Pluto’s status as the ninth planet of the solar system came into question when the International Astronomical Union (IAU) demoted it and included it in the category of dwarf planet. The reason was that Pluto did not meet the official definition of a planet as described by the IAU in 2006.
According to the definition, a celestial body which circles the sun without being some other object’s satellite is round or nearly round and has cleared its neighborhood of most other orbiting bodies is a planet. As Pluto shared the Kuiper Belt with lots of other big objects, it did not meet the third criterion. This led to Pluto’s rebranding as a dwarf planet.
Well, a new study conducted by Philip Metzger, a planetary scientist in the University of Central Florida, and his team claim that Pluto should be reclassified as a planet.
The research team claims that the rationale behind downgrading Plutos’ planet status wasn’t even valid. For the purpose of the study, the researchers scoured scientific literature from the past 200 years and found that only one study, from the early 19th century, employed the orbit-clearing standard the IAU used to downgrade Pluto.
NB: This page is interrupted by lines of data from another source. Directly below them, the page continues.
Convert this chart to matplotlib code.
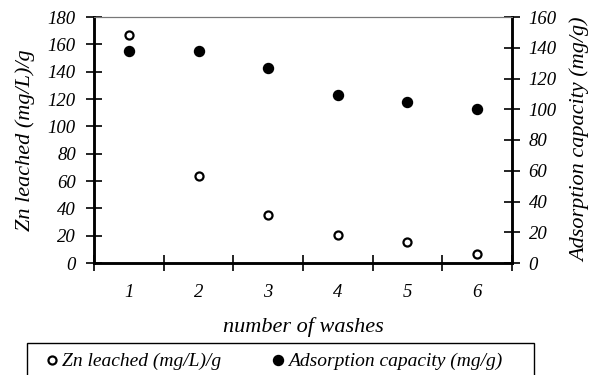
import matplotlib
matplotlib.use("Agg")
import matplotlib.pyplot as plt
from matplotlib.patches import Rectangle
import numpy as np

washes = [1, 2, 3, 4, 5, 6]
zn_leached = [167, 64, 35, 20.5, 15.5, 6.5]
adsorption = [138, 138, 127, 109, 105, 100]

plt.rcParams['font.family'] = 'Liberation Serif'
plt.rcParams['font.style'] = 'italic'

fig = plt.figure(figsize=(5.89, 3.75), dpi=100)
ax = fig.add_axes([94/589, 1-263/375, (512-94)/589, (263-17)/375])
ax2 = ax.twinx()

p1, = ax.plot(washes, zn_leached, 'o', mfc='white', mec='black', mew=1.6, ms=5.8,
              linestyle='none', label='Zn leached (mg/L)/g', zorder=3)
p2, = ax2.plot(washes, adsorption, 'o', color='black', ms=7.2,
               linestyle='none', label='Adsorption capacity (mg/g)')

ax.set_xlim(0.5, 6.5)
ax.set_ylim(0, 180)
ax2.set_ylim(0, 160)
ax.set_yticks(np.arange(0, 181, 20))
ax2.set_yticks(np.arange(0, 161, 20))

# category boundaries as major ticks, labels on minor ticks
ax.set_xticks(np.arange(0.5, 7, 1))
ax.set_xticklabels([])
ax.set_xticks(washes, minor=True)
ax.set_xticklabels([str(w) for w in washes], minor=True)
ax.tick_params(axis='x', which='minor', length=0, pad=15, labelsize=13.5)
ax.tick_params(axis='x', which='major', direction='inout', length=12, width=1.2)
ax.tick_params(axis='y', direction='inout', length=12, width=1.2, pad=7, labelsize=13.5)
ax2.tick_params(axis='y', direction='inout', length=12, width=1.2, pad=6, labelsize=13.5)

for a in (ax, ax2):
    for s in ('left', 'bottom', 'right'):
        a.spines[s].set_linewidth(1.8)
    a.spines['top'].set_linewidth(0.8)
    a.spines['top'].set_color('#777777')

ax.set_xlabel('number of washes', fontsize=16, labelpad=12)
ax.set_ylabel('Zn leached (mg/L)/g', fontsize=16, labelpad=9)
ax2.set_ylabel('Adsorption capacity (mg/g)', fontsize=16, labelpad=10)

# legend box runs off the bottom edge, as in the original
fig.legend([p1, p2], ['Zn leached (mg/L)/g', 'Adsorption capacity (mg/g)'],
           loc='upper left', ncol=2, bbox_to_anchor=(27/589, 1-343/375),
           fontsize=14, frameon=False, columnspacing=2.13,
           handlelength=1.6, handletextpad=-0.3, borderpad=0.5, borderaxespad=0)
fig.patches.append(Rectangle((27/589, -0.05), (534-27)/589, 1-343/375+0.05,
                             transform=fig.transFigure, fill=False,
                             edgecolor='black', lw=1.0))

fig.savefig('out.png', dpi=100)
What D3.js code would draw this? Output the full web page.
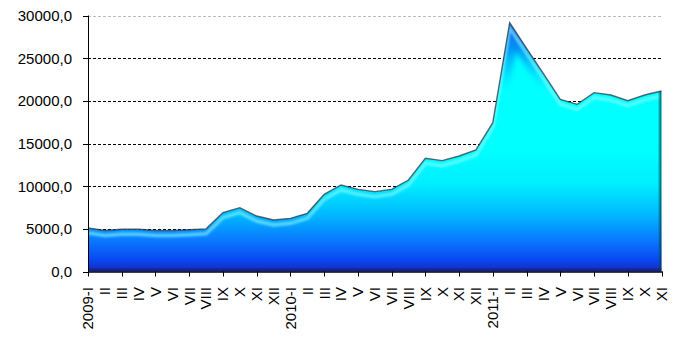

“The IAU definition would say that the fundamental object of planetary science, the planet, is supposed to be a defined on the basis of a concept that nobody uses in their research,” Metzger said, reported Space.com.
Metzger pointed out that standard used to classify planets changed in the 1950s after astronomer Gerard Kuiper said what really determines what is and what isn’t a planet is how a celestial body is formed. He described the IAU’s definition of a planet as sloppy.
The research team claims that a planet should be classified based on if it’s big enough that its gravity allows it to become a spherical shape.
“It turns out this is an important milestone in the evolution of a planetary body, because apparently when it happens, it initiates active geology in the body,” Metzger said.
The research study has been published in the scientific journal Icarus.